### [PROBLEM DETAILS]
Answer with a single number: the count of lines that include the string "this".

### [STORED RECORDS]
==================================================

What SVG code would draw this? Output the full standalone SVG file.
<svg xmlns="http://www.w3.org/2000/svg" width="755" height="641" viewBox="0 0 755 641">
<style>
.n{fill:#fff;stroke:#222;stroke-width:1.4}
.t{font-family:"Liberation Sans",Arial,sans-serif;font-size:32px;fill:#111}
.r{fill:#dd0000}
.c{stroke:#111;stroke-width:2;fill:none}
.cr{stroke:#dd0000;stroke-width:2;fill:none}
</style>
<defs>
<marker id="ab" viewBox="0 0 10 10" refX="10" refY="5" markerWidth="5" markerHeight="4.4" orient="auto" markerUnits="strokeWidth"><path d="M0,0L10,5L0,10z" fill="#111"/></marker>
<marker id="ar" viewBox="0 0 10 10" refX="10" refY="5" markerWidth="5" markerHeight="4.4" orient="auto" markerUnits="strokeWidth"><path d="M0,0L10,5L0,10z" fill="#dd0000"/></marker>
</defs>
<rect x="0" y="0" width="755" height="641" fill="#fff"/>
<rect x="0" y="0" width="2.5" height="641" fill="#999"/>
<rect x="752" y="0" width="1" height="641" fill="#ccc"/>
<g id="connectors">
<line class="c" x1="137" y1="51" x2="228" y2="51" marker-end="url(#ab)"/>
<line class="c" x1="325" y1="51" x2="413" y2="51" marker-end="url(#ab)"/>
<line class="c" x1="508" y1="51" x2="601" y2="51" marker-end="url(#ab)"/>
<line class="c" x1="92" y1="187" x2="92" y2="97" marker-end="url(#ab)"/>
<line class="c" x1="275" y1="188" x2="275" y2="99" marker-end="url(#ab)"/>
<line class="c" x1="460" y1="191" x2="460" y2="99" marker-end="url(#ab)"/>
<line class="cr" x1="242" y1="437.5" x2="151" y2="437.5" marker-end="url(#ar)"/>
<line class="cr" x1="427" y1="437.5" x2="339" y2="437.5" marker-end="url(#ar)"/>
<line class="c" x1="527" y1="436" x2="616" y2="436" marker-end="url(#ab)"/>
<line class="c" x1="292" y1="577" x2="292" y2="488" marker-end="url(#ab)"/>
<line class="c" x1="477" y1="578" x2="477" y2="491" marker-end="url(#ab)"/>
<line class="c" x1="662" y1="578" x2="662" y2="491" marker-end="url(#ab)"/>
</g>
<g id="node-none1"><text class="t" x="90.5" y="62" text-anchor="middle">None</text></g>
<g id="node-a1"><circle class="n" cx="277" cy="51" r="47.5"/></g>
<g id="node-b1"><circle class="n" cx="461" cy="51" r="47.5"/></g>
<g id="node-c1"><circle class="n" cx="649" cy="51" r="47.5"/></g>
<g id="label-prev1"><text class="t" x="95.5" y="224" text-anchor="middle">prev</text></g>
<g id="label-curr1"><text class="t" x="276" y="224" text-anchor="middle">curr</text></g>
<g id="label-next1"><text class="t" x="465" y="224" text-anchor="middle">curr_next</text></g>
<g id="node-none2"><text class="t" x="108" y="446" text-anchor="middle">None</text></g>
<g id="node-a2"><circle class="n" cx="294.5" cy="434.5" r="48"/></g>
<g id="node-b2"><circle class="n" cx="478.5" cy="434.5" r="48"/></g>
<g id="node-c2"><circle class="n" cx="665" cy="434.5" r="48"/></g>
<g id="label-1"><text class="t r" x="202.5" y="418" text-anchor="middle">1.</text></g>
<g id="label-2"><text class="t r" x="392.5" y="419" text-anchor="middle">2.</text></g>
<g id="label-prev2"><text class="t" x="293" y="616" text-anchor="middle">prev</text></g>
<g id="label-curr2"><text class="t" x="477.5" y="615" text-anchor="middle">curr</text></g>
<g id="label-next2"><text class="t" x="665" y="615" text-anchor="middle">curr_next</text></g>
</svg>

==================================================

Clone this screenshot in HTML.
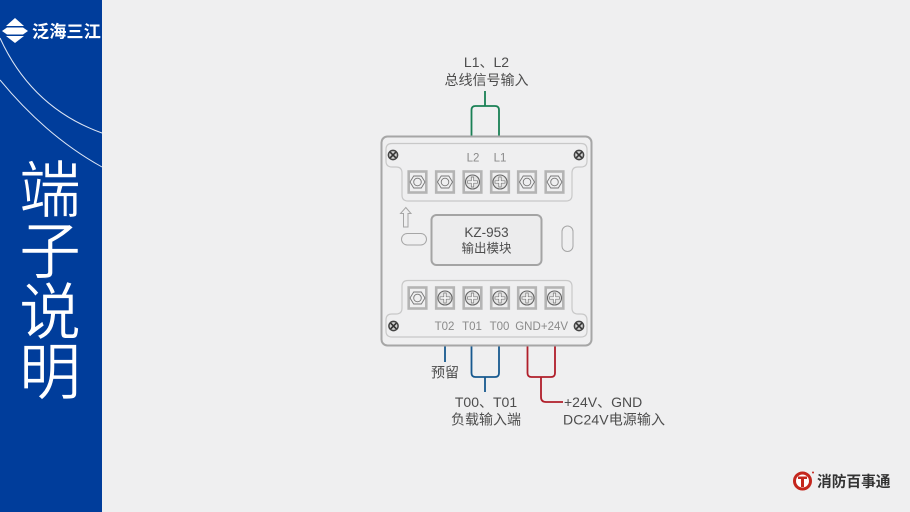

==================================================

### [TASK RESPONSE]
2